I hope hockey comes back as soon as it’s prudent to do so. On some level, I need it more than ever. But that dependency has also re-framed my love for it, made me more wary of what I actual get out of it. If this arbitrary thing is so unimportant, is my vicarious joy more delusion than anything else? Is my relationship with hockey like Fyodor Pavlovich’s with the bottle? Just a way to pretend I’m not weighed down with guilt for abdicating my greater responsibilities?

This is all self-indulgent tripe, though. Hockey is as good as any game can be, and as flawed as the humans who play it.   The good in hockey feels so good, in part, because of how much disappointment and failure inhabit its corners. Goals are good because they are rare. Victories are wonderful because they might not have been. Games are necessary because they allow us to struggle, even vicariously, when we aren’t able to fight the more critical battles.

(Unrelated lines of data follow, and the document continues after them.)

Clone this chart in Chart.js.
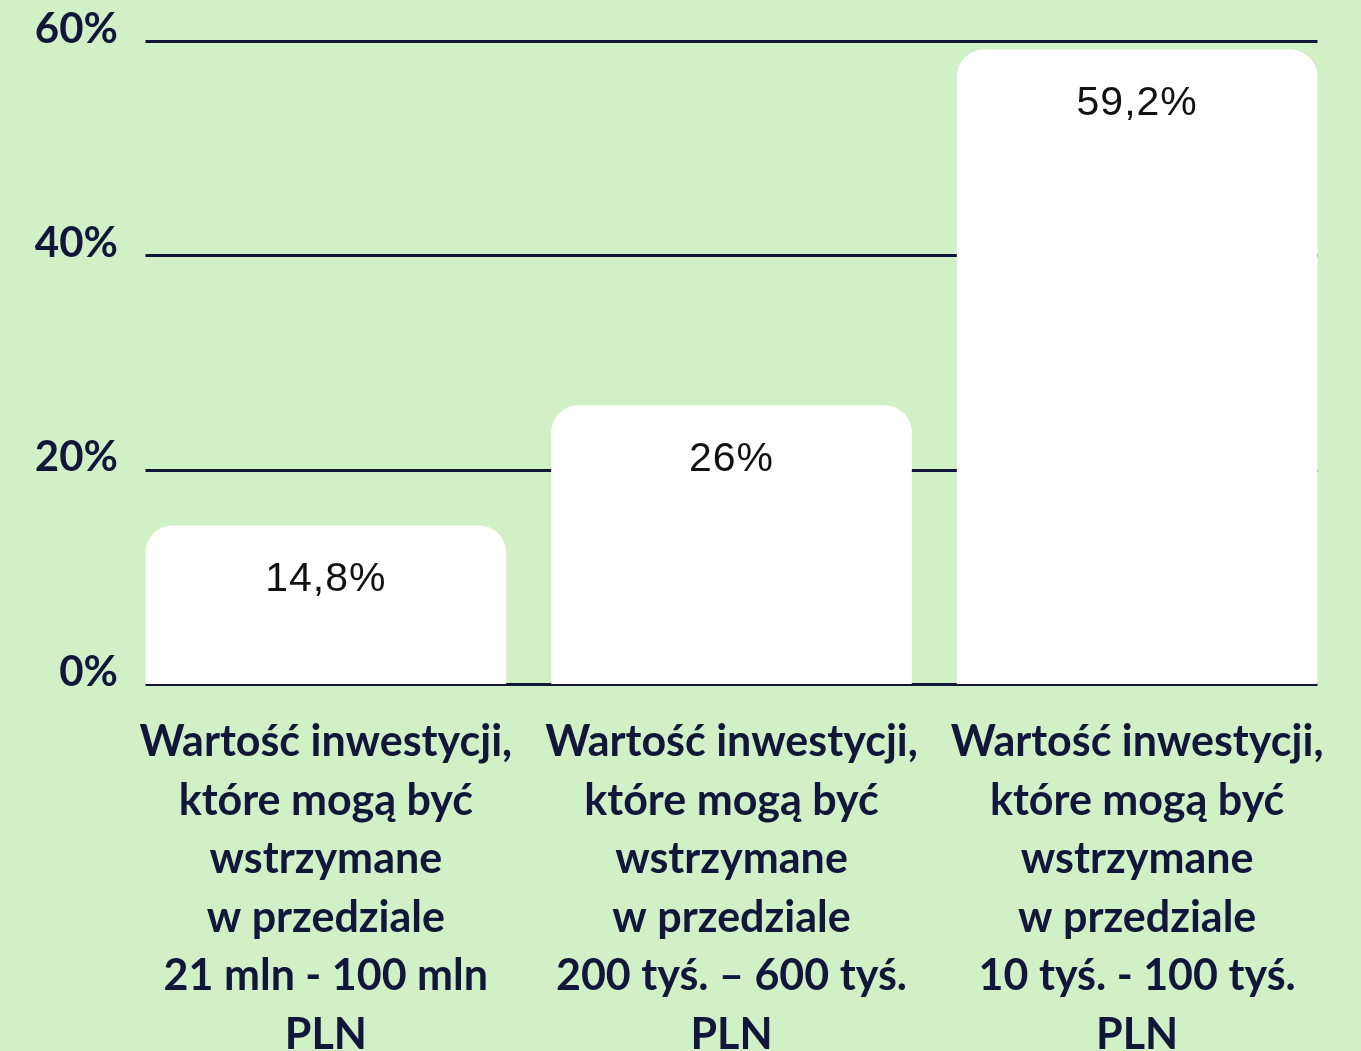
<!DOCTYPE html>
<html>
<head>
<meta charset="utf-8">
<script src="https://cdn.jsdelivr.net/npm/chart.js@4/dist/chart.umd.min.js"></script>
<style>
  html, body { margin: 0; padding: 0; background: #d2f0c6; overflow: hidden; }
  #wrap { width: 1361px; height: 1051px; }
</style>
</head>
<body>
<div id="wrap"><canvas id="wykres"></canvas></div>
<script>
// Dane
const kategorie = [
    ['Wartość inwestycji,', 'które mogą być', 'wstrzymane', 'w przedziale', '21 mln - 100 mln', 'PLN'],
    ['Wartość inwestycji,', 'które mogą być', 'wstrzymane', 'w przedziale', '200 tyś. – 600 tyś.', 'PLN'],
    ['Wartość inwestycji,', 'które mogą być', 'wstrzymane', 'w przedziale', '10 tyś. - 100 tyś.', 'PLN']
];
const wartosci = [14.8, 26, 59.2];
const etykietyWartosci = ['14,8%', '26%', '59,2%'];
const tickiY = [0, 20, 40, 60];

const granat = '#12163a';

// Linie siatki tylko na szerokości słupków (od lewej krawędzi 1. do prawej ostatniego)
const siatkaPlugin = {
    id: 'siatka',
    beforeDatasetsDraw(chart) {
        const ctx = chart.ctx;
        const meta = chart.getDatasetMeta(0);
        const pierwszy = meta.data[0];
        const ostatni = meta.data[meta.data.length - 1];
        const x0 = pierwszy.x - pierwszy.width / 2;
        const x1 = ostatni.x + ostatni.width / 2;
        const y = chart.scales.y;
        ctx.save();
        ctx.strokeStyle = granat;
        ctx.lineWidth = 3;
        tickiY.forEach(t => {
            const py = Math.round(y.getPixelForValue(t)) + 0.5;
            ctx.beginPath();
            ctx.moveTo(x0, py);
            ctx.lineTo(x1, py);
            ctx.stroke();
        });
        ctx.restore();
    }
};

// Etykiety wartości w słupkach
const etykietyPlugin = {
    id: 'etykiety',
    afterDatasetsDraw(chart) {
        const ctx = chart.ctx;
        const meta = chart.getDatasetMeta(0);
        ctx.save();
        ctx.fillStyle = '#111111';
        ctx.font = '41px "Liberation Sans", Arial, sans-serif';
        ctx.letterSpacing = '1px';
        ctx.textAlign = 'center';
        ctx.textBaseline = 'middle';
        meta.data.forEach((bar, i) => {
            ctx.fillText(etykietyWartosci[i], bar.x, bar.y + 54);
        });
        ctx.restore();
    }
};

new Chart(document.getElementById('wykres'), {
    type: 'bar',
    data: {
        labels: kategorie,
        datasets: [{
            data: wartosci,
            backgroundColor: '#ffffff',
            borderRadius: { topLeft: 27, topRight: 27, bottomLeft: 0, bottomRight: 0 },
            borderSkipped: 'bottom',
            categoryPercentage: 1,
            barPercentage: 0.889
        }]
    },
    options: {
        responsive: true,
        maintainAspectRatio: false,
        animation: false,
        layout: { padding: { top: 41, right: 21, left: 0, bottom: 0 } },
        plugins: { legend: { display: false }, tooltip: { enabled: false } },
        scales: {
            x: {
                grid: { display: false },
                border: { display: false },
                ticks: {
                    color: granat,
                    font: { family: 'Lato', weight: 'bold', size: 43, lineHeight: 1.36 },
                    padding: 21,
                    maxRotation: 0,
                    autoSkip: false
                },
                afterFit(scale) { scale.height = 367; }
            },
            y: {
                min: 0,
                max: 60,
                afterBuildTicks(scale) { scale.ticks = tickiY.map(v => ({ value: v })); },
                grid: { display: false, drawTicks: false },
                border: { display: false },
                ticks: {
                    color: granat,
                    font: { family: 'Lato', weight: 'bold', size: 42 },
                    padding: 5,
                    labelOffset: -12,
                    callback: v => v + '%'
                },
                afterFit(scale) { scale.width = 123; }
            }
        }
    },
    plugins: [siatkaPlugin, etykietyPlugin]
});
</script>
</body>
</html>
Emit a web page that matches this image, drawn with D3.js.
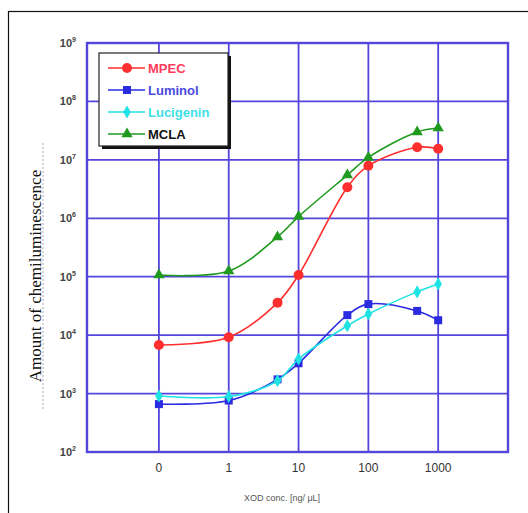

Now we are engaged in a great battle against everything, and nothing. We have lost control, even vicariously. Hockey’s return won’t solve anything, but it will signal the return of something else good. Vicarious struggles aren’t meaningless, even if they don’t change anything. The fact that the sparring can happen means we can once again start thinking about fighting the real battles, getting back into the arena with each other again.

This might be the last we see of Mattias Janmark in Victory Green. I could write another 2,000 words on how Janmark is a microcosm of the Stars during his entire tenure—if only all of us could have skipped that 2016-17 season like he did! But all we really can do right now is wonder and reflect. Janmark might still get to play a part in the Stars’ final fortunes this season, however they unfold. But he, like all of us, is stuck waiting to see whether he’ll get to redeem the frustrating struggles of the past year. Redemption is beautiful but never guaranteed. And right now, it would be really nice to have a guarantee of something good.